Monday, October 13, 2008

International Break # 2

Something sad is about to happen. I cannot do anything to stop it. Not this time. I don’t think it will be quite the same.



In other news, gentle reader, we visited the pilgrim town of Srisailam over the weekend and it was lovely. We hired out a minibus which was actually an elongated four by four, and a driver who was actually a driver. We left Hyderabad at about 12:30AM after some whiskey and rum as it was to take six hours plus.

By some stroke of luck, or whatever, I ended up on the front seat next to the aforementioned pretty girl. I got to know her a bit better and it turns out she is a very sweet as well as pretty girl. We laughed a bit and talked some more and she went to sleep at some point long before I (for, as I will mention later, I was listening to something special, but don’t fear, after she went to sleep).
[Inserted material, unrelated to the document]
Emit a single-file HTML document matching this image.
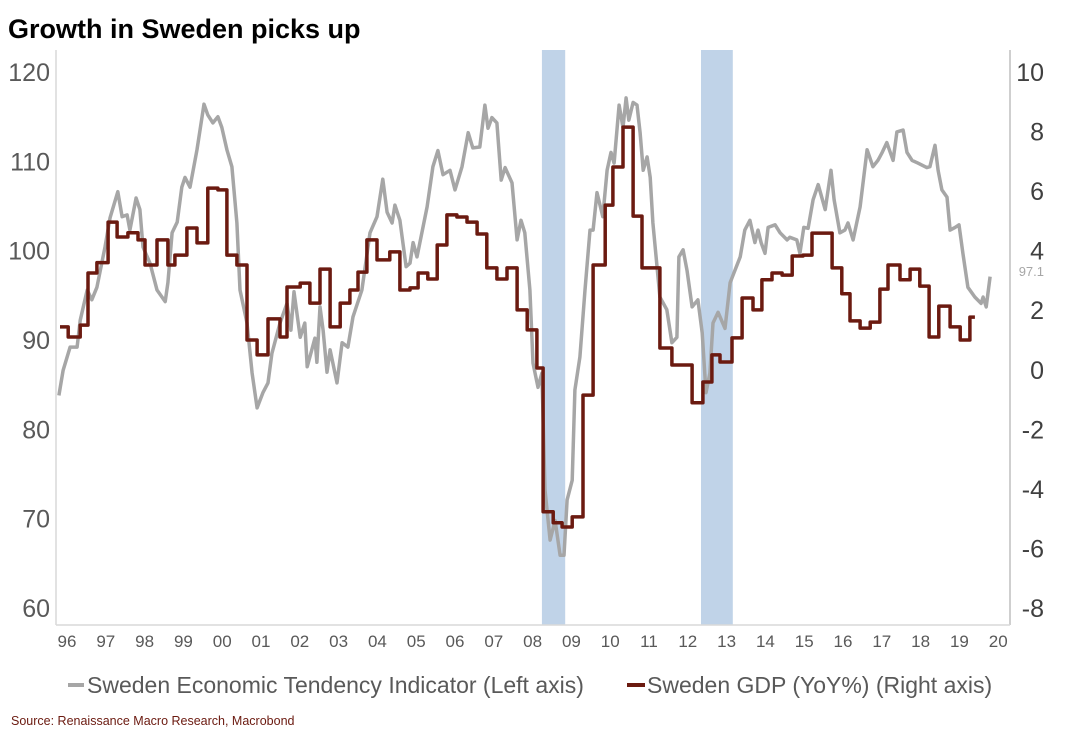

At some point she rested her head on my shoulder, involuntarily of course, but it was quite cute in a not meaning anything ever way.

I don’t think anything will ever happen.

After three hours maybe we suffered a puncture in a tyre in the middle of NOWHERE. We had to wait half an hour for the next car, who were thankfully very helpful with new tyre. Phew. It was that in the middle of nowhere that we saw its lights coming for fifteen minutes. We gazed at the stars (seriously, you have never seen so many) and drank more whiskey and rum. Bizarrely, five local looking people were just sitting in the road 50 yards previous, talking. I guess they are still there now.
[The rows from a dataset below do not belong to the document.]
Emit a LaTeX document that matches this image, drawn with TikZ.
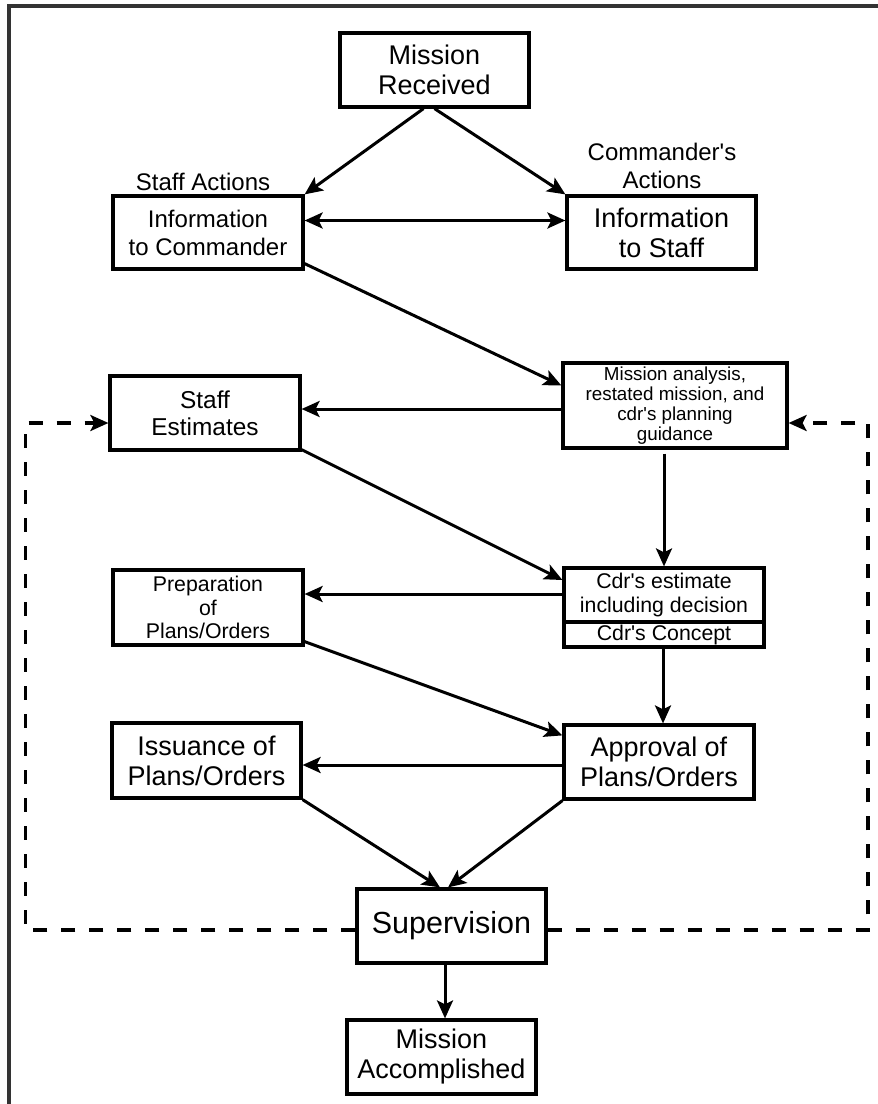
\documentclass[tikz,border=0pt]{standalone}
\usepackage{fontspec}
\setmainfont{Liberation Sans}
\usetikzlibrary{arrows.meta,positioning}

\begin{document}
\begin{tikzpicture}[x=1pt,y=-1pt,->,>={Stealth[length=18pt,width=16pt,inset=4pt]},
  every edge/.append style={line width=3pt},
  box/.style={draw,-,line width=3.2pt,align=center,inner sep=0pt,
    minimum width=189pt,minimum height=74pt},
  fbig/.style={font=\fontsize{27}{30}\selectfont},
  fmid/.style={font=\fontsize{24}{28}\selectfont},
  fsmall/.style={font=\fontsize{21.3}{23.5}\selectfont},
  dashline/.style={line width=3.2pt,dash pattern=on 14pt off 14pt}]
  \useasboundingbox (0,0) rectangle (878,1104);
  \draw[-,line width=3.5pt,black!80] (878,6) -- (9,6) -- (9,1104);

  % boxes
  \node[box,fbig] (mr) at (434.5,70) {Mission\\Received};
  \node[box,fmid,minimum width=190pt,minimum height=73pt] (ic) at (208,232.5) {Information\\to Commander};
  \node[box,fbig,minimum height=73pt] (is) at (661.5,232.5) {Information\\to Staff};
  \node[fmid] (sa) at (203,182) {Staff Actions};
  \node[fmid,align=center] (ca) at (662,165.5) {Commander\textquotesingle s\\Actions};
  \node[box,font=\fontsize{18.8}{20}\selectfont,minimum width=224pt,minimum height=85pt] (ma) at (675,405.5) {Mission analysis,\\restated mission, and\\cdr\textquotesingle s planning\\guidance};
  \node[box,font=\fontsize{24.4}{27}\selectfont,minimum width=190pt] (se) at (205,413) {Staff\\Estimates};
  \node[box,fsmall,minimum width=200pt,minimum height=54pt] (ce) at (664,595) {Cdr\textquotesingle s estimate\\including decision};
  \node[box,fsmall,minimum width=200pt,minimum height=25pt] (cc) at (664,634.5) {Cdr\textquotesingle s Concept};
  \node[box,fsmall,minimum width=190pt,minimum height=75pt] (pp) at (208,607.5) {Preparation\\of\\Plans/Orders};
  \node[box,fbig,minimum height=75pt] (ip) at (206.5,760.5) {Issuance of\\Plans/Orders};
  \node[box,fbig,minimum width=190pt] (ap) at (659,762) {Approval of\\Plans/Orders};
  \node[box,font=\fontsize{30.5}{33}\selectfont] (sv) at (451.5,926) {Supervision};
  \node[box,fbig] (mac) at (441.5,1057) {Mission\\Accomplished};

  \path ([xshift=-11pt]mr.south) edge (ic.north east)
        (mr.south) edge (is.north west)
        ([yshift=12pt]ic.east) edge[<->] ([yshift=12pt]is.west)
        ([yshift=7pt]ic.south east) edge ([yshift=20pt]ma.west)
        ([yshift=-3.5pt]ma.west) edge ([yshift=4pt]se.east)
        ([xshift=-11pt,yshift=-4pt]ma.south) edge (ce.north)
        ([yshift=2pt]se.south east) edge ([yshift=15pt]ce.west)
        ([yshift=1pt]ce.west) edge ([yshift=13.5pt]pp.east)
        ([yshift=5pt]pp.south east) edge ([yshift=-12pt]ap.north west)
        ([xshift=-1pt]cc.south) edge ([xshift=4pt]ap.north)
        ([yshift=-3pt]ap.west) edge ([yshift=-4.5pt]ip.east)
        (ip.south east) edge ([xshift=-11.5pt]sv.north)
        (ap.south west) edge ([xshift=-3.5pt]sv.north)
        ([xshift=-6.5pt]sv.south) edge ([xshift=3.5pt]mac.north);

  % feedback loop
  \coordinate (lb) at (25.5,930);
  \coordinate (lt) at (25.5,423);
  \coordinate (rb) at (868,930);
  \coordinate (rt) at (868,423);
  \draw[dashline] ([yshift=-4pt]sv.west) -- (lb) -- (lt) -- ([yshift=-10pt]se.west);
  \draw[dashline] ([yshift=-4pt]sv.east) -- (rb) -- (rt) -- ([yshift=-17.5pt]ma.east);
\end{tikzpicture}
\end{document}
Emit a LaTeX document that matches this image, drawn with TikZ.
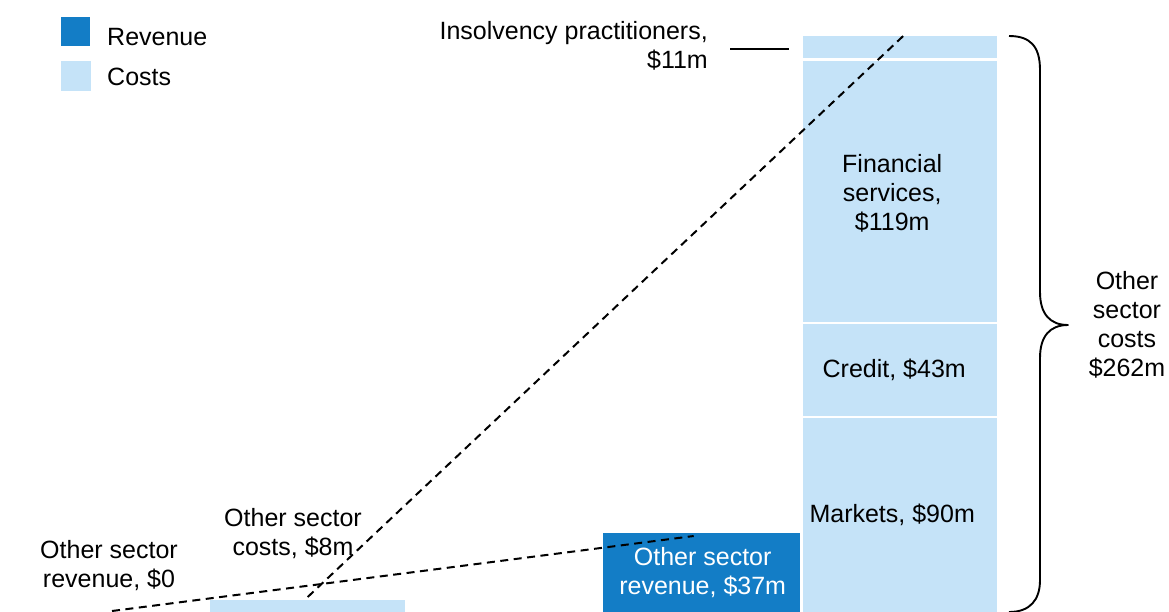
\documentclass[tikz,border=0pt]{standalone}
\usepackage{fontspec}
\setmainfont{Liberation Sans}
\usetikzlibrary{positioning, calc}

\definecolor{revblue}{RGB}{19,125,198}
\definecolor{costblue}{RGB}{197,227,248}

\begin{document}
\begin{tikzpicture}[x=1pt, y=-1pt, font=\fontsize{25}{29}\selectfont,
	costbar/.style={fill=costblue, inner sep=0pt},
	revbar/.style={fill=revblue, inner sep=0pt},
	lbl/.style={inner sep=0pt, align=center},
	leader/.style={dashed, line width=2pt, dash pattern=on 8pt off 5.5pt},
	bracket/.style={line width=1.9pt, line join=round}]
			\useasboundingbox (0,0) rectangle (1169,611);
			
			% legend
			\node[revbar, minimum width=29, minimum height=29, anchor=north west] (revkey) at (61,17) {};
			\node[costbar, minimum width=30, minimum height=30, anchor=north west] (costkey) at (61,61) {};
			\node[lbl, anchor=base west] (revtext) at (107,45) {Revenue};
			\node[lbl, anchor=base west] (costtext) at (107,85) {Costs};
			
			% stacked cost bar
			\node[costbar, minimum width=194, minimum height=22, anchor=north west] (ins) at (803,36) {};
			\node[costbar, minimum width=194, minimum height=261, anchor=north west] (fin) at (803,61) {};
			\node[costbar, minimum width=194, minimum height=92, anchor=north west] (cred) at (803,324) {};
			\node[costbar, minimum width=194, minimum height=194, anchor=north west] (mkt) at (803,418) {};
			
			% revenue and small cost bars
			\node[revbar, minimum width=197, minimum height=79, anchor=north west] (revbar) at (603,533) {};
			\node[costbar, minimum width=195, minimum height=12, anchor=north west] (smallcost) at (210,600) {};
			\coordinate (rev0) at (112,611);
			
			% labels
			\node[lbl] (finl) at ([xshift=-8pt,yshift=-2pt]fin.center) {Financial\\services,\\\$119m};
			\node[lbl] (credl) at ([xshift=-6pt]cred.center) {Credit, \$43m};
			\node[lbl] (mktl) at ([xshift=-8pt]mkt.center) {Markets, \$90m};
			\node[lbl, text=white] (revbl) at ([xshift=1pt]revbar.center) {Other sector\\revenue, \$37m};
			\node[lbl, align=right, anchor=east] (insl) at (708,46) {Insolvency practitioners,\\\$11m};
			\node[lbl] (costl) at (293,534) {Other sector\\costs, \$8m};
			\node[lbl] (revl) at (109,566) {Other sector\\revenue, \$0};
			\node[lbl] (totl) at (1127,325) {Other\\sector\\costs\\\$262m};
			
			% connectors
			\draw[line width=1.9pt] ($(ins.west)+(-73,2)$) -- ($(ins.west)+(-14,2)$);
			\draw[leader] (rev0) -- ([xshift=-8pt,yshift=-3pt]revbar.north);
			\draw[leader] ([yshift=3pt]smallcost.north) -- ([xshift=3pt]ins.north);
			\draw[bracket] (1009,36) .. controls (1030,36) and (1040,46) .. (1040,70) -- (1040,292)
				.. controls (1040,314) and (1050,325) .. (1068,325)
				.. controls (1050,325) and (1040,336) .. (1040,358) -- (1040,580)
				.. controls (1040,600) and (1030,612) .. (1009,612);
		\end{tikzpicture}
\end{document}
On our way again, me listening to the 1996 Festive Fifty with guidance from the great man himself, as the others drifted off to sleep. With the lack of light I could not tell the tracks until he told me as they ended. As such, the 23:16 of Orbital’s Out There Somewhere (#47) spun me out a reasonable degree. I was out there, somewhere, indeed.

Then we reached a Checkpost. It turns out there’s a Tiger Reserve in between Hyderabad and Srisailam that one isn’t allowed to pass through between 21:00 and 6:00. We got there at about 4:30. Quite a few cars, trucks and lorries were all waiting with people everywhere, on this dusty road in the dark in the middle of Andhra Pradesh. There were about six cafes on the left which I imagine must ALWAYS be open, serving Chi (wonderful sugary Indian tea) and other assortments. Hindu music twisted and screeched away. It was great.

The clever people slept. A friend and I finished the rum and whiskey and thought we were very brave when we ventured 10 metres into the Tiger reserve in the dark. We drank two cups of chi and woke some people up. The sun rose. The barrier rose. We went on our way.

At Srisailam we saw many temples and a huge dam and gorgeous landscape and smuggled some alcohol into the holy town, which probably means we’re all going to some kind of Hindu hell.



She didn’t sit next to me on the way home.